:: WRITTEN PROBLEM ::
Copy out the entries in full and with complete accuracy; pictures are excluded.

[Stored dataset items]
───

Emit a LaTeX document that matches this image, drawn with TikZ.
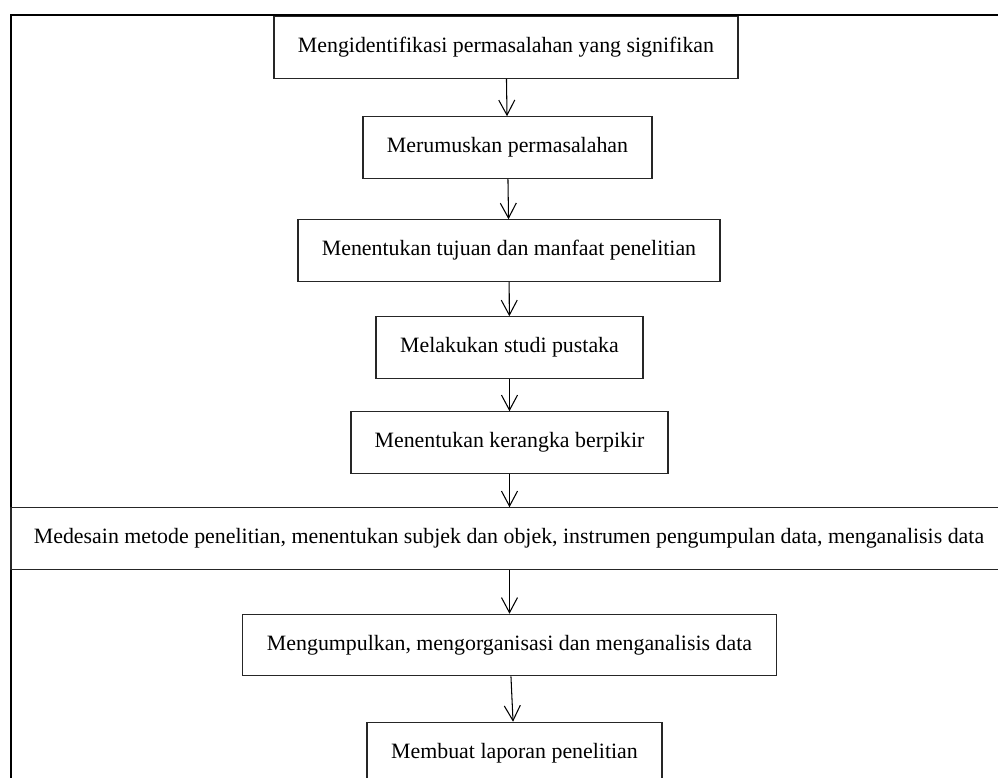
\documentclass[tikz,border=0pt]{standalone}
\usepackage{fontspec}
\setmainfont{Liberation Serif}
\usetikzlibrary{arrows.meta}

\begin{document}
\begin{tikzpicture}[stepbox/.style={rectangle, draw=black!85, line width=0.6pt,
  minimum height=1.23cm, inner sep=0pt, font=\fontsize{12.45}{14}\selectfont},
  >={Straight Barb[length=3mm, width=3.2mm]}, line width=0.6pt]
  \useasboundingbox (0,0) rectangle (19.96,-15.56);
  \clip (0,0) rectangle (19.96,-15.56);
  % outer frame, cut off at right and bottom
  \draw[line width=1pt] (0.22,-16) -- (0.22,-0.30) -- (21,-0.30);
  \node[stepbox, minimum width=9.28cm] (b1) at (10.12, -0.95)
    {Mengidentifikasi permasalahan yang signifikan};
  \node[stepbox, minimum width=5.78cm] (b2) at (10.15, -2.95)
    {Merumuskan permasalahan};
  \node[stepbox, minimum width=8.44cm] (b3) at (10.18, -5.01)
    {Menentukan tujuan dan manfaat penelitian};
  \node[stepbox, minimum width=5.34cm] (b4) at (10.19, -6.95)
    {Melakukan studi pustaka};
  \node[stepbox, minimum width=6.34cm] (b5) at (10.19, -8.85)
    {Menentukan kerangka berpikir};
  \node[stepbox, minimum width=19.92cm] (b6) at (10.18, -10.77)
    {Medesain metode penelitian, menentukan subjek dan objek, instrumen pengumpulan data, menganalisis data};
  \node[stepbox, minimum width=10.68cm] (b7) at (10.19, -12.90)
    {Mengumpulkan, mengorganisasi dan menganalisis data};
  \node[stepbox, minimum width=5.90cm] (b8) at (10.29, -15.06)
    {Membuat laporan penelitian};
  % arrows between the steps
  \draw[->] (b1) -- (b2);
  \draw[->] (b2) -- (b3);
  \draw[->] (b3) -- (b4);
  \draw[->] (b4) -- (b5);
  \draw[->] (b5.south) -- (b5.south |- b6.north);
  \draw[->] (b7.north |- b6.south) -- (b7.north);
  \draw[->] (b7) -- (b8);
\end{tikzpicture}
\end{document}
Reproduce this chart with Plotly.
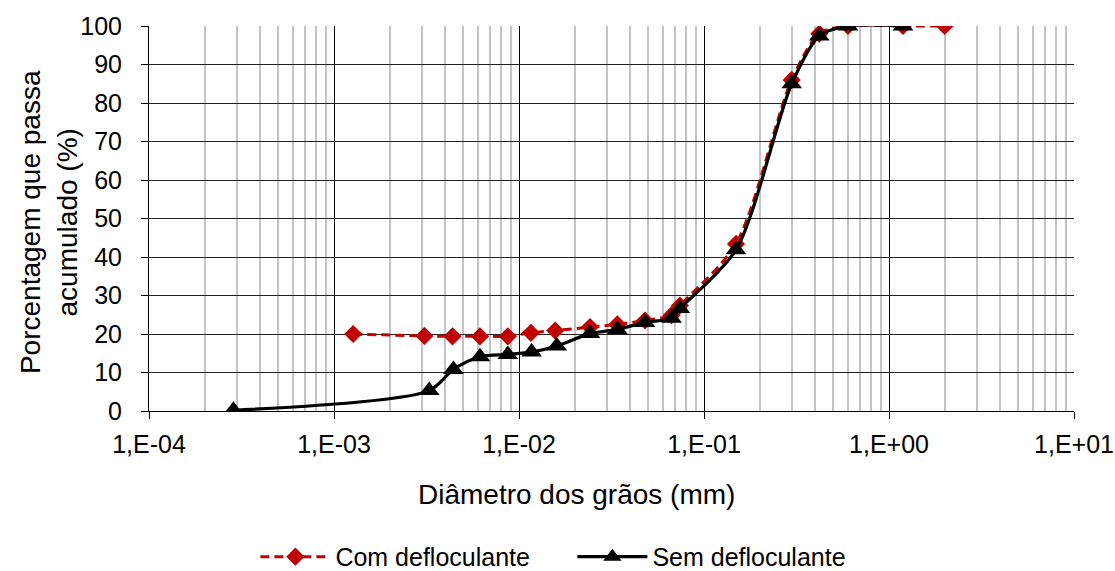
import plotly.graph_objects as go

# Grain-size distribution (sedimentation + sieving), with and without deflocculant
com_diam = [0.00127, 0.00308, 0.00437, 0.00615, 0.0087, 0.0116, 0.0157, 0.0242, 0.034,
            0.048, 0.0668, 0.0741, 0.149, 0.298, 0.42, 0.6, 1.19, 2.0]
com_pct = [20.0, 19.5, 19.4, 19.4, 19.4, 20.3, 20.9, 21.8, 22.5,
           23.5, 24.9, 27.4, 43.4, 86.0, 98.0, 100.0, 100.0, 100.0]

sem_diam = [0.000286, 0.00327, 0.00442, 0.00615, 0.0087, 0.0117, 0.0160, 0.0242, 0.034,
            0.048, 0.0668, 0.0741, 0.149, 0.298, 0.42, 0.6, 1.19]
sem_pct = [0.2, 5.3, 10.8, 14.1, 14.7, 15.3, 16.9, 20.1, 21.2,
           23.0, 24.1, 26.6, 41.9, 85.0, 97.4, 100.0, 100.0]

x_tickvals = [1e-4, 1e-3, 1e-2, 1e-1, 1e0, 1e1]
x_ticktext = ["1,E-04", "1,E-03", "1,E-02", "1,E-01", "1,E+00", "1,E+01"]
x_minor = [k * 10.0 ** e for e in range(-4, 1) for k in range(2, 10)]

FONT = "Liberation Sans, Arial, sans-serif"

fig = go.Figure()
fig.add_trace(go.Scatter(
    x=com_diam, y=com_pct, name="Com defloculante", mode="lines+markers",
    line=dict(color="#C00000", width=3, dash="9px,5px", shape="spline", smoothing=0.8),
    marker=dict(symbol="diamond", size=14, color="#C00000"),
))
fig.add_trace(go.Scatter(
    x=sem_diam, y=sem_pct, name="Sem defloculante", mode="lines+markers",
    line=dict(color="#000000", width=3.2, shape="spline", smoothing=0.8),
    marker=dict(symbol="triangle-up", size=18, color="#000000"),
))

fig.update_layout(
    width=1115, height=571,
    margin=dict(l=149, r=41, t=26, b=160, autoexpand=False),
    paper_bgcolor="white", plot_bgcolor="white",
    font=dict(family=FONT, size=25, color="#000000"),
    showlegend=True,
    legend=dict(orientation="h", x=0.115, xanchor="left", y=-0.379, yanchor="middle",
                font=dict(size=25), itemwidth=70, entrywidth=232, entrywidthmode="pixels",
                tracegroupgap=0, bgcolor="rgba(0,0,0,0)"),
    annotations=[
        dict(text="Diâmetro dos grãos (mm)", xref="paper", yref="paper",
             x=0.4627, y=-0.218, xanchor="center", yanchor="middle",
             showarrow=False, font=dict(size=28)),
        dict(text="Porcentagem que passa<br>acumulado (%)", xref="paper", yref="paper",
             x=-0.108, y=0.491, xanchor="center", yanchor="middle", textangle=-90,
             showarrow=False, font=dict(size=28)),
    ],
)

fig.update_xaxes(
    type="log", range=[-4, 1],
    tickvals=x_tickvals, ticktext=x_ticktext,
    ticks="outside", ticklen=7, tickcolor="#000000",
    showline=True, linecolor="#000000", linewidth=1,
    showgrid=True, gridcolor="#000000", gridwidth=1,
    minor=dict(tickvals=x_minor, showgrid=True, gridcolor="#C4C4C4", gridwidth=1.5, ticks=""),
    tickfont=dict(size=25), zeroline=False, ticklabelstandoff=4,
)
fig.update_yaxes(
    range=[0, 100], dtick=10, tick0=0,
    ticks="outside", ticklen=7, tickcolor="#000000",
    showline=True, linecolor="#000000", linewidth=1,
    showgrid=True, gridcolor="#222222", gridwidth=1,
    tickfont=dict(size=25), zeroline=False, ticklabelstandoff=14,
)

fig.write_html("out.html")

───

:: WRITTEN ANSWER ::
Emit a LaTeX document that matches this image, drawn with TikZ.
\documentclass[tikz,border=0pt]{standalone}
\usepackage{fontspec}
\setmainfont{Liberation Serif}
\usetikzlibrary{arrows.meta}

\begin{document}
\begin{tikzpicture}[stepbox/.style={rectangle, draw=black!85, line width=0.6pt,
  minimum height=1.23cm, inner sep=0pt, font=\fontsize{12.45}{14}\selectfont},
  >={Straight Barb[length=3mm, width=3.2mm]}, line width=0.6pt]
  \useasboundingbox (0,0) rectangle (19.96,-15.56);
  \clip (0,0) rectangle (19.96,-15.56);
  % outer frame, cut off at right and bottom
  \draw[line width=1pt] (0.22,-16) -- (0.22,-0.30) -- (21,-0.30);
  \node[stepbox, minimum width=9.28cm] (b1) at (10.12, -0.95)
    {Mengidentifikasi permasalahan yang signifikan};
  \node[stepbox, minimum width=5.78cm] (b2) at (10.15, -2.95)
    {Merumuskan permasalahan};
  \node[stepbox, minimum width=8.44cm] (b3) at (10.18, -5.01)
    {Menentukan tujuan dan manfaat penelitian};
  \node[stepbox, minimum width=5.34cm] (b4) at (10.19, -6.95)
    {Melakukan studi pustaka};
  \node[stepbox, minimum width=6.34cm] (b5) at (10.19, -8.85)
    {Menentukan kerangka berpikir};
  \node[stepbox, minimum width=19.92cm] (b6) at (10.18, -10.77)
    {Medesain metode penelitian, menentukan subjek dan objek, instrumen pengumpulan data, menganalisis data};
  \node[stepbox, minimum width=10.68cm] (b7) at (10.19, -12.90)
    {Mengumpulkan, mengorganisasi dan menganalisis data};
  \node[stepbox, minimum width=5.90cm] (b8) at (10.29, -15.06)
    {Membuat laporan penelitian};
  % arrows between the steps
  \draw[->] (b1) -- (b2);
  \draw[->] (b2) -- (b3);
  \draw[->] (b3) -- (b4);
  \draw[->] (b4) -- (b5);
  \draw[->] (b5.south) -- (b5.south |- b6.north);
  \draw[->] (b7.north |- b6.south) -- (b7.north);
  \draw[->] (b7) -- (b8);
\end{tikzpicture}
\end{document}
Reproduce this chart with Plotly.
import plotly.graph_objects as go

# Grain-size distribution (sedimentation + sieving), with and without deflocculant
com_diam = [0.00127, 0.00308, 0.00437, 0.00615, 0.0087, 0.0116, 0.0157, 0.0242, 0.034,
            0.048, 0.0668, 0.0741, 0.149, 0.298, 0.42, 0.6, 1.19, 2.0]
com_pct = [20.0, 19.5, 19.4, 19.4, 19.4, 20.3, 20.9, 21.8, 22.5,
           23.5, 24.9, 27.4, 43.4, 86.0, 98.0, 100.0, 100.0, 100.0]

sem_diam = [0.000286, 0.00327, 0.00442, 0.00615, 0.0087, 0.0117, 0.0160, 0.0242, 0.034,
            0.048, 0.0668, 0.0741, 0.149, 0.298, 0.42, 0.6, 1.19]
sem_pct = [0.2, 5.3, 10.8, 14.1, 14.7, 15.3, 16.9, 20.1, 21.2,
           23.0, 24.1, 26.6, 41.9, 85.0, 97.4, 100.0, 100.0]

x_tickvals = [1e-4, 1e-3, 1e-2, 1e-1, 1e0, 1e1]
x_ticktext = ["1,E-04", "1,E-03", "1,E-02", "1,E-01", "1,E+00", "1,E+01"]
x_minor = [k * 10.0 ** e for e in range(-4, 1) for k in range(2, 10)]

FONT = "Liberation Sans, Arial, sans-serif"

fig = go.Figure()
fig.add_trace(go.Scatter(
    x=com_diam, y=com_pct, name="Com defloculante", mode="lines+markers",
    line=dict(color="#C00000", width=3, dash="9px,5px", shape="spline", smoothing=0.8),
    marker=dict(symbol="diamond", size=14, color="#C00000"),
))
fig.add_trace(go.Scatter(
    x=sem_diam, y=sem_pct, name="Sem defloculante", mode="lines+markers",
    line=dict(color="#000000", width=3.2, shape="spline", smoothing=0.8),
    marker=dict(symbol="triangle-up", size=18, color="#000000"),
))

fig.update_layout(
    width=1115, height=571,
    margin=dict(l=149, r=41, t=26, b=160, autoexpand=False),
    paper_bgcolor="white", plot_bgcolor="white",
    font=dict(family=FONT, size=25, color="#000000"),
    showlegend=True,
    legend=dict(orientation="h", x=0.115, xanchor="left", y=-0.379, yanchor="middle",
                font=dict(size=25), itemwidth=70, entrywidth=232, entrywidthmode="pixels",
                tracegroupgap=0, bgcolor="rgba(0,0,0,0)"),
    annotations=[
        dict(text="Diâmetro dos grãos (mm)", xref="paper", yref="paper",
             x=0.4627, y=-0.218, xanchor="center", yanchor="middle",
             showarrow=False, font=dict(size=28)),
        dict(text="Porcentagem que passa<br>acumulado (%)", xref="paper", yref="paper",
             x=-0.108, y=0.491, xanchor="center", yanchor="middle", textangle=-90,
             showarrow=False, font=dict(size=28)),
    ],
)

fig.update_xaxes(
    type="log", range=[-4, 1],
    tickvals=x_tickvals, ticktext=x_ticktext,
    ticks="outside", ticklen=7, tickcolor="#000000",
    showline=True, linecolor="#000000", linewidth=1,
    showgrid=True, gridcolor="#000000", gridwidth=1,
    minor=dict(tickvals=x_minor, showgrid=True, gridcolor="#C4C4C4", gridwidth=1.5, ticks=""),
    tickfont=dict(size=25), zeroline=False, ticklabelstandoff=4,
)
fig.update_yaxes(
    range=[0, 100], dtick=10, tick0=0,
    ticks="outside", ticklen=7, tickcolor="#000000",
    showline=True, linecolor="#000000", linewidth=1,
    showgrid=True, gridcolor="#222222", gridwidth=1,
    tickfont=dict(size=25), zeroline=False, ticklabelstandoff=14,
)

fig.write_html("out.html")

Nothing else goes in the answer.